The key observation is that prefix queries become easy if the dictionary is sorted lexicographically. In sorted order, all words sharing a prefix form a contiguous block. This happens because lexicographic order groups strings by their earliest differing character. Once sorted, answering a query reduces to finding the first position where a word with that prefix could appear and the first position where words stop matching that prefix.

This reduces the problem to two binary searches. One search finds the left boundary, the first word not smaller than the prefix. The second search finds the right boundary, which can be simulated by searching for the smallest string strictly greater than any string that starts with the prefix. A standard trick is to append a character larger than 'z' to the prefix, such as '{', because ASCII ordering guarantees all lowercase strings come before it.

Approach Time Complexity Space Complexity Verdict
Brute Force $O(N \cdot Q \cdot L)$ $O(1)$ extra Too slow
Sorted + Binary Search $O((N+Q)\log N)$ $O(1)$ extra beyond storage Accepted

Algorithm Walkthrough

We rely on sorting and binary search boundaries over lexicographically ordered strings.

  1. Read all dictionary words and sort them lexicographically. This groups all words with the same prefix into contiguous segments, which is what makes range counting possible.
  2. For each query string, compute the left boundary using binary search. This finds the first index in the sorted array where a word is not smaller than the query string.
  3. Construct a helper string by appending a character strictly larger than any lowercase letter, for example '{', to the query. This defines an upper bound for all words that share the prefix.
  4. Compute the right boundary using binary search on this modified string. This finds the first index where a word is not smaller than the next lexicographic bucket after all words starting with the prefix.
  5. The answer for the query is the difference between the right boundary and left boundary. This difference counts exactly the number of dictionary words whose prefix matches the query.

Why it works

Sorting guarantees that all strings with a common prefix occupy a continuous interval in lexicographic order. The left boundary isolates the first candidate that could match the prefix. The artificial upper-bound string ensures that every string starting with the prefix is strictly less than it, so the right boundary stops immediately after the last matching string. The subtraction therefore counts exactly the size of that contiguous block.

Python Solution

import sys
input = sys.stdin.readline

def solve():
    n, q = map(int, input().split())
    words = [input().strip() for _ in range(n)]
    words.sort()

    import bisect

    out = []
    for _ in range(q):
        s = input().strip()
        left = bisect.bisect_left(words, s)
        right = bisect.bisect_left(words, s + '{')
        out.append(str(right - left))

    sys.stdout.write("\n".join(out))

if __name__ == "__main__":
    solve()

The core implementation hinges on Python’s lexicographic string comparison.
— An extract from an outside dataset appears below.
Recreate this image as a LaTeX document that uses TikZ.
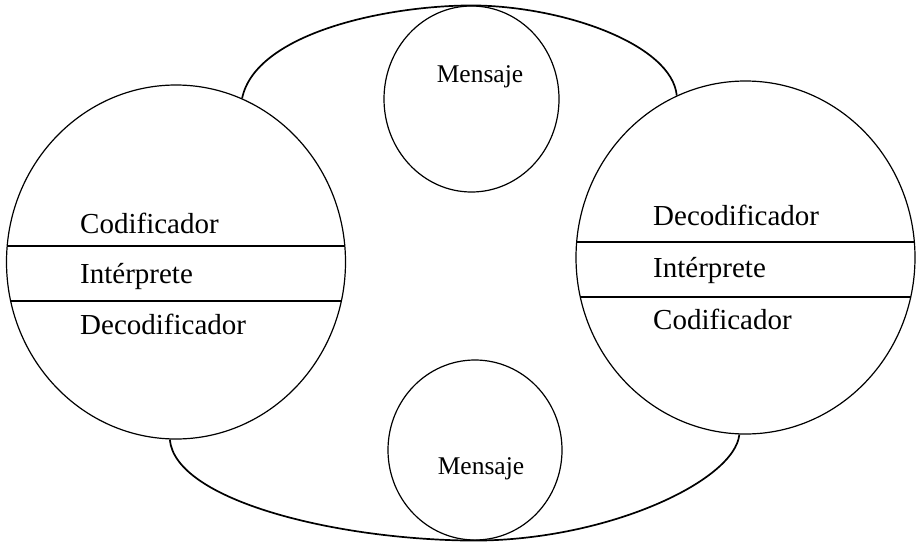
\documentclass[tikz,border=0pt]{standalone}
\usepackage{fontspec}
\setmainfont{Liberation Serif}
\usetikzlibrary{shapes.geometric}
\colorlet{penColor}{black}
\tikzset{
  wheel/.style={draw=penColor, ellipse, line width=1.2pt, inner sep=0pt},
  rolText/.style={anchor=base west, inner sep=0pt, font=\fontsize{29}{33}\selectfont},
  msgText/.style={anchor=base, inner sep=0pt, font=\fontsize{25.5}{30}\selectfont},
  loop/.style={draw=penColor, line width=1.7pt}
}

\begin{document}
\begin{tikzpicture}[x=1pt,y=-1pt]
\useasboundingbox (0,0) rectangle (917,546);
% the two big circles
\node[wheel, minimum width=339pt, minimum height=354pt] (emisor) at (176,262) {};
\node[wheel, minimum width=339pt, minimum height=353pt] (receptor) at (745.5,257.5) {};
% the two messages
\node[wheel, minimum width=175pt, minimum height=186pt] (msgTop) at (471.5,99) {};
\node[wheel, minimum width=174pt, minimum height=180pt] (msgBot) at (475,450) {};
% the loop round them
\draw[loop] (emisor.68) .. controls (255,35) and (380,6) .. (msgTop.north)
  .. controls (565,6) and (672,45) .. (receptor.113);
\draw[loop] (emisor.-92) .. controls (175,500) and (335,540) .. (msgBot.south)
  .. controls (610,540) and (735,480) .. (receptor.-92);
% bands
\begin{scope}
  \clip (176,262) ellipse [x radius=169.5pt, y radius=177pt];
  \draw[penColor, line width=1.2pt] (0,246) -- (360,246);
  \draw[penColor, line width=1.2pt] (0,301) -- (360,301);
\end{scope}
\begin{scope}
  \clip (745.5,257.5) ellipse [x radius=169.5pt, y radius=176.5pt];
  \draw[penColor, line width=1.2pt] (560,242) -- (917,242);
  \draw[penColor, line width=1.2pt] (560,297) -- (917,297);
\end{scope}
% labels
\node[rolText] (codA) at (80,233) {Codificador};
\node[rolText] (intA) at (80,283) {Intérprete};
\node[rolText] (decA) at (80,334) {Decodificador};
\node[rolText] (decB) at (653,225) {Decodificador};
\node[rolText] (intB) at (653,277) {Intérprete};
\node[rolText] (codB) at (653,329) {Codificador};
\node[msgText] (msgTopText) at (480,82) {Mensaje};
\node[msgText] (msgBotText) at (481,474) {Mensaje};
\end{tikzpicture}
\end{document}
Sorting the list once ensures that binary search behaves consistently over string order. The function bisect_left(words, s) finds the first position where s could be inserted without breaking order, which corresponds exactly to the first word not smaller than s.

The second boundary uses s + '{', which is strictly greater than any lowercase string beginning with s. This avoids having to compute a complex next-prefix function. A common mistake is to try s + 'z', which fails when the prefix already ends in 'z'. Using '{' avoids all such edge cases cleanly.

Worked Examples

Consider the input:

4 4
a
ab
abc
abcd
a
ab
abc
b

After sorting, the dictionary remains the same.

For query "a", the left boundary is index 0 and the right boundary for "a{" is index 4, so the result is 4.

Query Left Right Result
a 0 4 4
ab 1 4 3
abc 2 4 2
b 4 4 0

This trace shows how each prefix defines a shrinking segment of the same contiguous block.

Now consider:

5 3
dog
deer
deal
cat
car
de
ca
z

After sorting:

car, cat, deal, deer, dog

For "de", left is 2 and right is 4, giving 2. For "ca", left is 0 and right is 2, giving 2. For "z", both boundaries are 5, giving 0.

This confirms that non-existent prefixes correctly map to empty ranges.

Complexity Analysis

Measure Complexity Explanation
Time $O((N+Q)\log N)$ Sorting dominates with $N \log N$, each query uses two binary searches
Space $O(1)$ extra Only storing input array beyond input storage

The constraints allow up to $10^5$ strings and queries, and sorting plus binary search comfortably fits within time limits. The total character limit of one million ensures that string handling overhead remains manageable.

Test Cases

import sys, io

def run(inp: str) -> str:
    sys.stdin = io.StringIO(inp)
    from __main__ import solve
    import sys
    old = sys.stdout
    sys.stdout = io.StringIO()
    solve()
    out = sys.stdout.getvalue()
    sys.stdout = old
    return out.strip()

# sample-like test
assert run("""4 4
a
ab
abc
abcd
a
ab
abc
b
""") == "4\n3\n2\n0"

# single element exact match
assert run("""1 2
aaaa
a
aaaa
""") == "1\n1"

# no matches
assert run("""3 2
dog
cat
mouse
z
doz
""") == "0\n0"

# identical words
assert run("""4 1
a
a
a
a
a
""") == "4"
Test input Expected output What it validates
single word repeated 1/1 duplicate counting
no prefix match 0 empty ranges
multiple identical strings correct accumulation frequency handling
mixed prefixes correct segmentation boundary correctness

Edge Cases

One edge case is when all dictionary words are identical. For input where all words are "a" and the query is "a", both boundaries collapse to the full array range, so the result correctly equals the number of occurrences.

Another edge case is when the query is lexicographically larger than any dictionary word. For example, dictionary ["a", "b"] and query "z". Both binary search boundaries return the end of the array, producing zero without special handling.

A final case is when the query itself is a full word present in the dictionary. Because the left boundary includes equality, the matching word is counted correctly, and the right boundary excludes only non-matching extensions, ensuring exact matches are included in the result.